Grant Cruickshank is certain that his cottage saved his life.
After running a successful tool business with his wife Sheri for 25 years, Grant was diagnosed with an aortic aneurysm, a severe heart condition that worsens with stress. For the next four years, Grant planned for his retirement, eventually selling both his company and house in Midhurst, Ontario. But by that time, his seven-days-a-week job had taken its toll on his heart, and unless his lifestyle changed dramatically, surgery was imminent. If the bulge in his heart grew one millimetre more, Grant would have to go under the knife.
Shortly after, he and Sheri moved to their cottage, a three-bedroom bungalow on Paudash Lake that’s been in Grant’s family since the 1950s.
The couple cross-country skied and swam in the lake, and although strict doctor’s orders restricted Grant from water skiing like he had in the past, the couple took up wake surfing. They also both found jobs with Parks Ontario, which gave them the winters off. Moving to the cottage was a life changer and Grant noticed an overall improvement in his health almost immediately after.
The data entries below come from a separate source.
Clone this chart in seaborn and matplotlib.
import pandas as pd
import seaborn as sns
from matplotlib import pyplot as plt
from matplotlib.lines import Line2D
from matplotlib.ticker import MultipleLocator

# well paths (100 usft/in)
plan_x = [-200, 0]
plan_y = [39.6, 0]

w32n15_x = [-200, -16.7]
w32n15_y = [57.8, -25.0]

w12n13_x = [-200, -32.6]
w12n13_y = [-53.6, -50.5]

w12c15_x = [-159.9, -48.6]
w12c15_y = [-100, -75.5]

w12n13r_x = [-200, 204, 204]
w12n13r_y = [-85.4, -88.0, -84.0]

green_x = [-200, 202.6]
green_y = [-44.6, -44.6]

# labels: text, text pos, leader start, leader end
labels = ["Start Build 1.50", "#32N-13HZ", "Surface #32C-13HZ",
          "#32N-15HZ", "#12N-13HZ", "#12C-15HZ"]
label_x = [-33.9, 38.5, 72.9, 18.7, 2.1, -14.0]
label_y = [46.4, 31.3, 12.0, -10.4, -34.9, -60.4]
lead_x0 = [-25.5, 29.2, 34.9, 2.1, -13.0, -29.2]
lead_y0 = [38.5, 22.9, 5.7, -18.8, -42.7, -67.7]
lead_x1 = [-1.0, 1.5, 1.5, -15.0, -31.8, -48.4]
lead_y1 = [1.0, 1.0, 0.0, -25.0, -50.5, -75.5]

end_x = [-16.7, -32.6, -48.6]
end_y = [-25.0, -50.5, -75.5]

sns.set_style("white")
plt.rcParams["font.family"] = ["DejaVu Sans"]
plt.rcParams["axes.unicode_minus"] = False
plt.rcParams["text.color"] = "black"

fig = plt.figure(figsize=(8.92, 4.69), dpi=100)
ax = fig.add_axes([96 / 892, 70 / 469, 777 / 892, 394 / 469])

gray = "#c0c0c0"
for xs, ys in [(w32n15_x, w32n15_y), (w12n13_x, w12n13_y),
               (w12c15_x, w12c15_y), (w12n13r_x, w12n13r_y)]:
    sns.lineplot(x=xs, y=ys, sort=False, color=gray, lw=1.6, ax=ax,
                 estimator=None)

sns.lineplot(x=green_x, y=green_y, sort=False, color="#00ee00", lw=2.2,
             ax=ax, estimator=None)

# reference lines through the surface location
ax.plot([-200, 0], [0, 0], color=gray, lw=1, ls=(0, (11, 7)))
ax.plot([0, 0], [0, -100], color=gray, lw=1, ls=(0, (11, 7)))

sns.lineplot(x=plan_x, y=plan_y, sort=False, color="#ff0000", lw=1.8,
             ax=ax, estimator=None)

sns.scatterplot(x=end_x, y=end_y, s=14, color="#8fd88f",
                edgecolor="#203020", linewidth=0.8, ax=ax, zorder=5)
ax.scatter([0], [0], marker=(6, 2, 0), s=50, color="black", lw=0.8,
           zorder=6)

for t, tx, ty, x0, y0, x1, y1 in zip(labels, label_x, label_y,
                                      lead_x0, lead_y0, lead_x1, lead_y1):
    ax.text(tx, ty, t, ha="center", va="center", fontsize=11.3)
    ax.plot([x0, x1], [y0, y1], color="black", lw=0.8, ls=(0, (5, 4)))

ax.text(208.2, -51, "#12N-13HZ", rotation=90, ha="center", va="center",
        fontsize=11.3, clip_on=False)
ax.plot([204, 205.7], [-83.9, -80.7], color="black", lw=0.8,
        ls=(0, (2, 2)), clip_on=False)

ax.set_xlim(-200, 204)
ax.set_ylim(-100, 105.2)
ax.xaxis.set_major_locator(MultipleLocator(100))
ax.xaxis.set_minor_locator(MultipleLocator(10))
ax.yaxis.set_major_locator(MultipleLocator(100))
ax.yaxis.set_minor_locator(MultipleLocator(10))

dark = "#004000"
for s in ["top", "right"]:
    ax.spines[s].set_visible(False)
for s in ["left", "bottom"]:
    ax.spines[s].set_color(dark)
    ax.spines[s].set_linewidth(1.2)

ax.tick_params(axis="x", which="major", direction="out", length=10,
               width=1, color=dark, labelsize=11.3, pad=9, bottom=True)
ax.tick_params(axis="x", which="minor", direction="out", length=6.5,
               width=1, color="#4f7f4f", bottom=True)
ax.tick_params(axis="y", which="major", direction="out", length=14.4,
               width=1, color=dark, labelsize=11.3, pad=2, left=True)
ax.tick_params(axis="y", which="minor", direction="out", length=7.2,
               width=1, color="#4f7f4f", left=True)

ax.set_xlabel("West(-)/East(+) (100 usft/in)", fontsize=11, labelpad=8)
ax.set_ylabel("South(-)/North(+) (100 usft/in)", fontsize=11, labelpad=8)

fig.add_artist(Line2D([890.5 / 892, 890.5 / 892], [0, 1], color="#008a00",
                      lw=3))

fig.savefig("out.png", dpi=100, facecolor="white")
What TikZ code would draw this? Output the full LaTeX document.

Then in 2013, five years after the initial warning, his aortic aneurysm grew that final millimetre. But because he was able to delay the surgery for the past five years, a scientific breakthrough had changed the surgery, and would make his recovery much easier and safer.
Months later, Grant is now fully recovered, which means he can travel again and yes, even water ski. While many people have a special relationship with their cottage, Grant insists that he owes his life to his.